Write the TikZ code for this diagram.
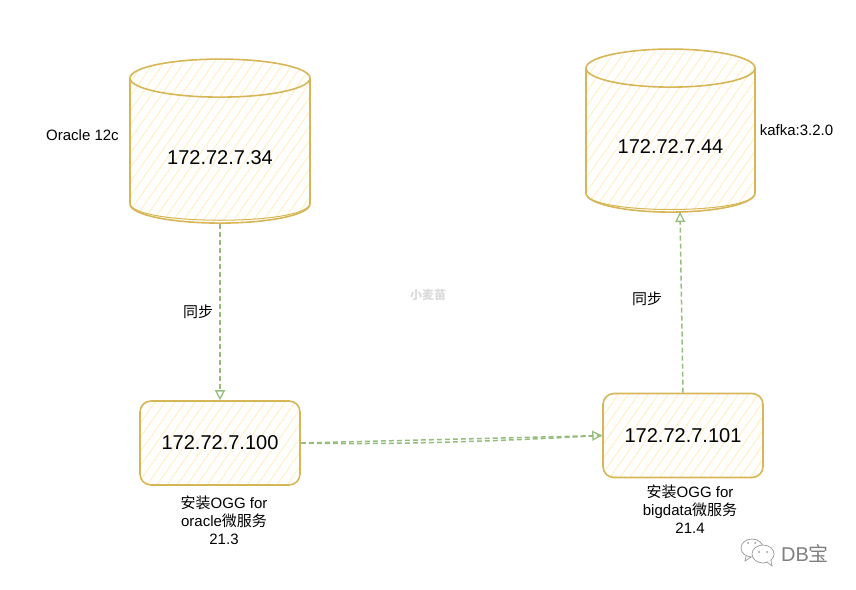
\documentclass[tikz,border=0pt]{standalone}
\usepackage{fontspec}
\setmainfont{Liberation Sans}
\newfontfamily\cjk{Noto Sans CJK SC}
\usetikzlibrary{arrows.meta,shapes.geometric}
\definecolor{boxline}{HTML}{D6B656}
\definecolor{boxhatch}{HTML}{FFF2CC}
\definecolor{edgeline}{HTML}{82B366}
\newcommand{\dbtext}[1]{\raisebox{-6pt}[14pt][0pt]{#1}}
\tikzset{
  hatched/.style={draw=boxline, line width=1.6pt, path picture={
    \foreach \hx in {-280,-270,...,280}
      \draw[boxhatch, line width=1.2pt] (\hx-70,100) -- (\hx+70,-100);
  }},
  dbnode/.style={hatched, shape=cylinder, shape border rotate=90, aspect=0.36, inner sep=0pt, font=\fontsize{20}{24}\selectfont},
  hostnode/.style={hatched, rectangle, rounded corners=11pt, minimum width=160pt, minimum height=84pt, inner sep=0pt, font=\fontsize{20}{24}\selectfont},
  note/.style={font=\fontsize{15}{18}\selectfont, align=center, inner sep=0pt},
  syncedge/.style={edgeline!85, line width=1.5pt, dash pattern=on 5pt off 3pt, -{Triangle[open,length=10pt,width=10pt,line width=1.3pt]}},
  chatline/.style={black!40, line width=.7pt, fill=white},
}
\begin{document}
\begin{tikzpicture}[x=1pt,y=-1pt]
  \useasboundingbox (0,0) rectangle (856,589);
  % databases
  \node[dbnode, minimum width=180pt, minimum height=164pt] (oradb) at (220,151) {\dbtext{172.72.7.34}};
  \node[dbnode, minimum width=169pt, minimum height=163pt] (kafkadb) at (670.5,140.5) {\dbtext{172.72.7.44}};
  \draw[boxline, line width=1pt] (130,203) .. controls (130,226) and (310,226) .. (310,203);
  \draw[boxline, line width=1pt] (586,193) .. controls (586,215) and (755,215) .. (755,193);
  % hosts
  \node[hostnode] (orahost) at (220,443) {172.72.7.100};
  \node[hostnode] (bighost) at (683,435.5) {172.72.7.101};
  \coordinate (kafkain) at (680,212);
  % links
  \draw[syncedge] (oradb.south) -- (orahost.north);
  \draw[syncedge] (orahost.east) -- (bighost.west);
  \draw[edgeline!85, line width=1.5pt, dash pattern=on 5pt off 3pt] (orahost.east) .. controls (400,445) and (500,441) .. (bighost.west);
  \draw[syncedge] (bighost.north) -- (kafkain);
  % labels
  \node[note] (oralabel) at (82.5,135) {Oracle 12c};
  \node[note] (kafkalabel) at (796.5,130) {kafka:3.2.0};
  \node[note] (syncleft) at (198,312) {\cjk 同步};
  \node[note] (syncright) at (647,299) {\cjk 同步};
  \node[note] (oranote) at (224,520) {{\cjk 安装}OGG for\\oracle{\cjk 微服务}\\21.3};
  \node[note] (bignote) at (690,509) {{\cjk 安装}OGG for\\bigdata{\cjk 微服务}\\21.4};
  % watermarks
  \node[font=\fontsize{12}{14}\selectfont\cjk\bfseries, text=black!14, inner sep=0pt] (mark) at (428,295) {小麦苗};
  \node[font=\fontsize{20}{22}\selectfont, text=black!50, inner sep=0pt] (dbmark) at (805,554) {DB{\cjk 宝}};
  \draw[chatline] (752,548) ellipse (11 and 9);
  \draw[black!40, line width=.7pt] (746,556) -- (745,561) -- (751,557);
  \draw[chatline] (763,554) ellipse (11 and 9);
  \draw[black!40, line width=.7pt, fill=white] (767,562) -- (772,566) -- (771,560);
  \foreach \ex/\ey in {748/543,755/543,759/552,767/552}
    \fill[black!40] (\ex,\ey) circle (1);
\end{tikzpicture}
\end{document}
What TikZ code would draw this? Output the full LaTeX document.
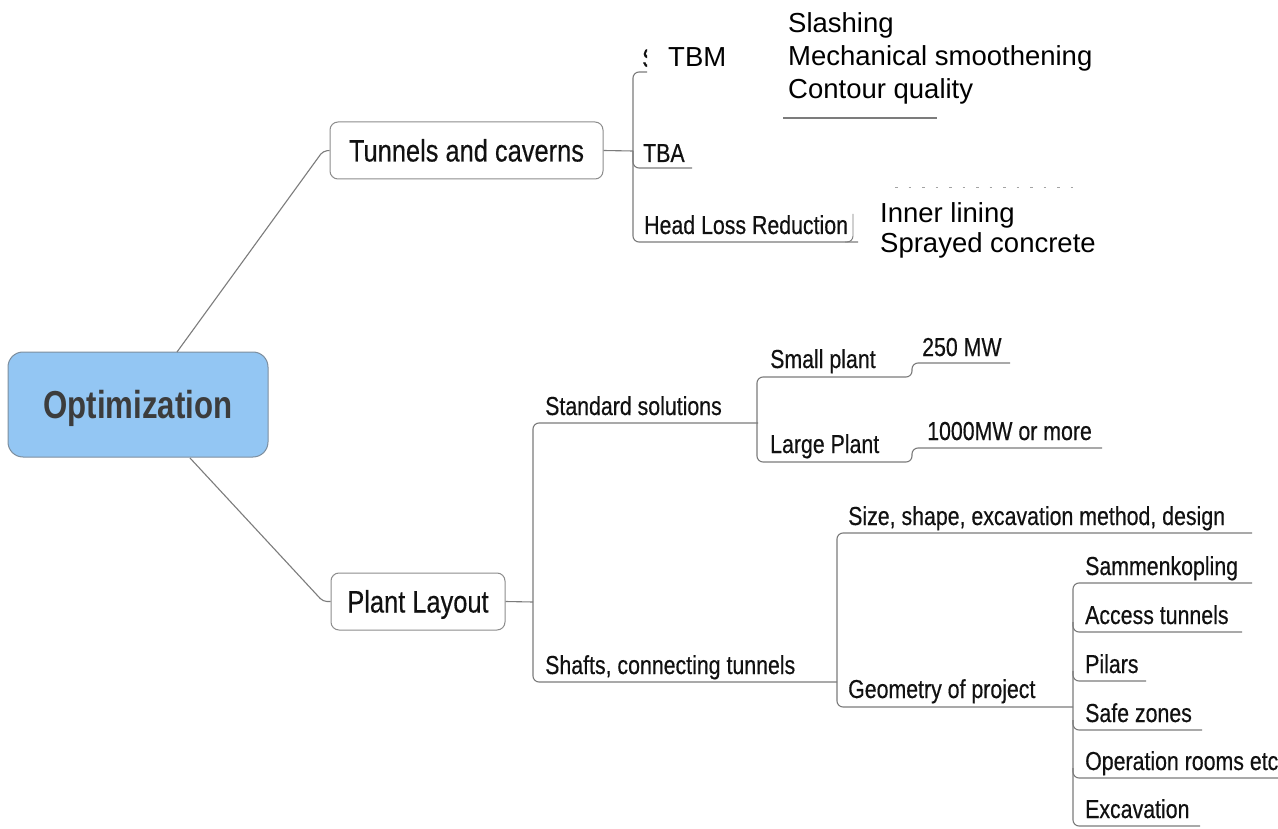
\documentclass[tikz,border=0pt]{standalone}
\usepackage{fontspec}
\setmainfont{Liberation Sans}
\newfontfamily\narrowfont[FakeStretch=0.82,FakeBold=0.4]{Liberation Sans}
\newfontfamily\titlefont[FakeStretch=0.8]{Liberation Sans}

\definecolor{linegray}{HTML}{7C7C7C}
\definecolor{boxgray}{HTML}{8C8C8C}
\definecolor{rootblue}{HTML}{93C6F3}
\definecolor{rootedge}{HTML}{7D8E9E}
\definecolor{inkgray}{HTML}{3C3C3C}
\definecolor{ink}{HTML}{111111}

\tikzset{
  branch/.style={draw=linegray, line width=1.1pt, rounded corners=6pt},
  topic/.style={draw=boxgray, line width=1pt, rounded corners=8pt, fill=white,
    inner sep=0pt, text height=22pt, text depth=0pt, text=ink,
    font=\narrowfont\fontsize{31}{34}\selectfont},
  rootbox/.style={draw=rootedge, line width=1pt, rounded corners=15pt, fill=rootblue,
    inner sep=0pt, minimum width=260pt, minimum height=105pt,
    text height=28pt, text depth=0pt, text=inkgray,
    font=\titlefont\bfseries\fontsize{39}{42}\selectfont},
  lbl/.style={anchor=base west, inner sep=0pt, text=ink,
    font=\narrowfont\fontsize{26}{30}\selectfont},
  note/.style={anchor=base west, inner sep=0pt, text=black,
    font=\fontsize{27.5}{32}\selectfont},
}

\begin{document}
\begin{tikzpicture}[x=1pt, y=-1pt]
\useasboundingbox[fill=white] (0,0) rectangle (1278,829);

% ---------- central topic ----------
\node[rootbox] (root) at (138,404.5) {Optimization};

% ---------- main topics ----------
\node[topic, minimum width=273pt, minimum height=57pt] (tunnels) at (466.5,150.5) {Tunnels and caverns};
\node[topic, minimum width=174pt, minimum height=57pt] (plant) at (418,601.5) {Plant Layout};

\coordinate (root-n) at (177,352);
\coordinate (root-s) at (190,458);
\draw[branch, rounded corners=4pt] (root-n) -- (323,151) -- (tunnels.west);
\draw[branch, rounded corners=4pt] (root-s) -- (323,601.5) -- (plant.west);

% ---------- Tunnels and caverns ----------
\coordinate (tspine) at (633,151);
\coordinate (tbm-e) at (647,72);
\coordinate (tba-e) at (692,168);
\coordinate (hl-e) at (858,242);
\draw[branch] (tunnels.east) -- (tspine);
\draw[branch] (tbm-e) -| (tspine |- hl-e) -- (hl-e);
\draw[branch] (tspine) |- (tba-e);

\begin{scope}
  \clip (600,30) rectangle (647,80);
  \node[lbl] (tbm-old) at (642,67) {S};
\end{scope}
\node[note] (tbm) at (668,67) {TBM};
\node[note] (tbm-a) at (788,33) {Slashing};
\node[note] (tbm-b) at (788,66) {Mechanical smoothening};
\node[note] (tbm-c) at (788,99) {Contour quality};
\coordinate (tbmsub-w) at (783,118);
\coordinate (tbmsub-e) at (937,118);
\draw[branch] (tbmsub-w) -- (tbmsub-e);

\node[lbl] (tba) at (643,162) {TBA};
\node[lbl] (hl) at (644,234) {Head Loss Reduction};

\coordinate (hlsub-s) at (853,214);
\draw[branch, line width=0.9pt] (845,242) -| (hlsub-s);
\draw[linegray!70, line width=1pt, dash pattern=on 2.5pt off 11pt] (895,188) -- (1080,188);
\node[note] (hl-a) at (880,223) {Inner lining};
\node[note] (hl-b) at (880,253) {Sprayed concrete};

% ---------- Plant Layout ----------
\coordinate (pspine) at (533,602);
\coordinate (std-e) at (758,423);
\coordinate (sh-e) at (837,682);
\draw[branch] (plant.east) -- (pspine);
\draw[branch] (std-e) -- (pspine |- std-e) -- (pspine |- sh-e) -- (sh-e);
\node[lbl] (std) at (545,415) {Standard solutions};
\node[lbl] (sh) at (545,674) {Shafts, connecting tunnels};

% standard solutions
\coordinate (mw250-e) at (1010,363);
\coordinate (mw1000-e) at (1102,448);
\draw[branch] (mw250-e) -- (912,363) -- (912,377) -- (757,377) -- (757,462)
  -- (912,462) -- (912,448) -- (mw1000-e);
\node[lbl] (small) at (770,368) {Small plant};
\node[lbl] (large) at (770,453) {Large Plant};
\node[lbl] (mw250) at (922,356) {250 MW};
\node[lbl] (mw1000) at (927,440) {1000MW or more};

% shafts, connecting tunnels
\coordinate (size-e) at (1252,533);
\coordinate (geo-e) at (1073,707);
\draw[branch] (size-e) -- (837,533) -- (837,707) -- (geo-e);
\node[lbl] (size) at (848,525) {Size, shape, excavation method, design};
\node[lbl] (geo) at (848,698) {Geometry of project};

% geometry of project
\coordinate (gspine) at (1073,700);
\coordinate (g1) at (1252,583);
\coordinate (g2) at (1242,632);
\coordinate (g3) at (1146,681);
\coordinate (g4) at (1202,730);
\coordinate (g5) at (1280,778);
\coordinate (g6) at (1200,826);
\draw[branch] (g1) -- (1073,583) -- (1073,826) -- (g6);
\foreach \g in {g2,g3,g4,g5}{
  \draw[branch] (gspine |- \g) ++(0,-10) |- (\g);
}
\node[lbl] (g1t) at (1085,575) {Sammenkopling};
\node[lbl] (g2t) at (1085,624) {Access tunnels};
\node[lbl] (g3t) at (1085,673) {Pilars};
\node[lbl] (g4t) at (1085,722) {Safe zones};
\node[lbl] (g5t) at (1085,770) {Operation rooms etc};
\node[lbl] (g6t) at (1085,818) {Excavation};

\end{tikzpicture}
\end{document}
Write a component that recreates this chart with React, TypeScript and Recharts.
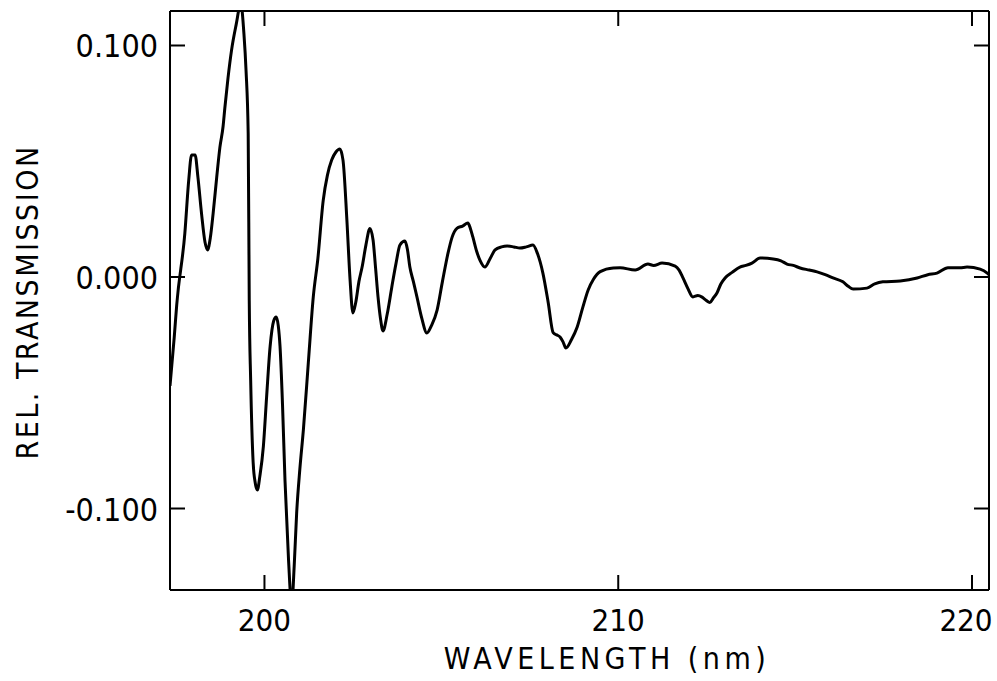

WRITTEN INSTRUCTION: Your task is to quote, unchanged, only the lines from the line bearing "What TikZ code" through the line bearing "(323,601.5) -- (plant.west);"; the pictures are not part of the copy.

SOLUTION TO THE PROBLEM:
What TikZ code would draw this? Output the full LaTeX document.
\documentclass[tikz,border=0pt]{standalone}
\usepackage{fontspec}
\setmainfont{Liberation Sans}
\newfontfamily\narrowfont[FakeStretch=0.82,FakeBold=0.4]{Liberation Sans}
\newfontfamily\titlefont[FakeStretch=0.8]{Liberation Sans}

\definecolor{linegray}{HTML}{7C7C7C}
\definecolor{boxgray}{HTML}{8C8C8C}
\definecolor{rootblue}{HTML}{93C6F3}
\definecolor{rootedge}{HTML}{7D8E9E}
\definecolor{inkgray}{HTML}{3C3C3C}
\definecolor{ink}{HTML}{111111}

\tikzset{
  branch/.style={draw=linegray, line width=1.1pt, rounded corners=6pt},
  topic/.style={draw=boxgray, line width=1pt, rounded corners=8pt, fill=white,
    inner sep=0pt, text height=22pt, text depth=0pt, text=ink,
    font=\narrowfont\fontsize{31}{34}\selectfont},
  rootbox/.style={draw=rootedge, line width=1pt, rounded corners=15pt, fill=rootblue,
    inner sep=0pt, minimum width=260pt, minimum height=105pt,
    text height=28pt, text depth=0pt, text=inkgray,
    font=\titlefont\bfseries\fontsize{39}{42}\selectfont},
  lbl/.style={anchor=base west, inner sep=0pt, text=ink,
    font=\narrowfont\fontsize{26}{30}\selectfont},
  note/.style={anchor=base west, inner sep=0pt, text=black,
    font=\fontsize{27.5}{32}\selectfont},
}

\begin{document}
\begin{tikzpicture}[x=1pt, y=-1pt]
\useasboundingbox[fill=white] (0,0) rectangle (1278,829);

% ---------- central topic ----------
\node[rootbox] (root) at (138,404.5) {Optimization};

% ---------- main topics ----------
\node[topic, minimum width=273pt, minimum height=57pt] (tunnels) at (466.5,150.5) {Tunnels and caverns};
\node[topic, minimum width=174pt, minimum height=57pt] (plant) at (418,601.5) {Plant Layout};

\coordinate (root-n) at (177,352);
\coordinate (root-s) at (190,458);
\draw[branch, rounded corners=4pt] (root-n) -- (323,151) -- (tunnels.west);
\draw[branch, rounded corners=4pt] (root-s) -- (323,601.5) -- (plant.west);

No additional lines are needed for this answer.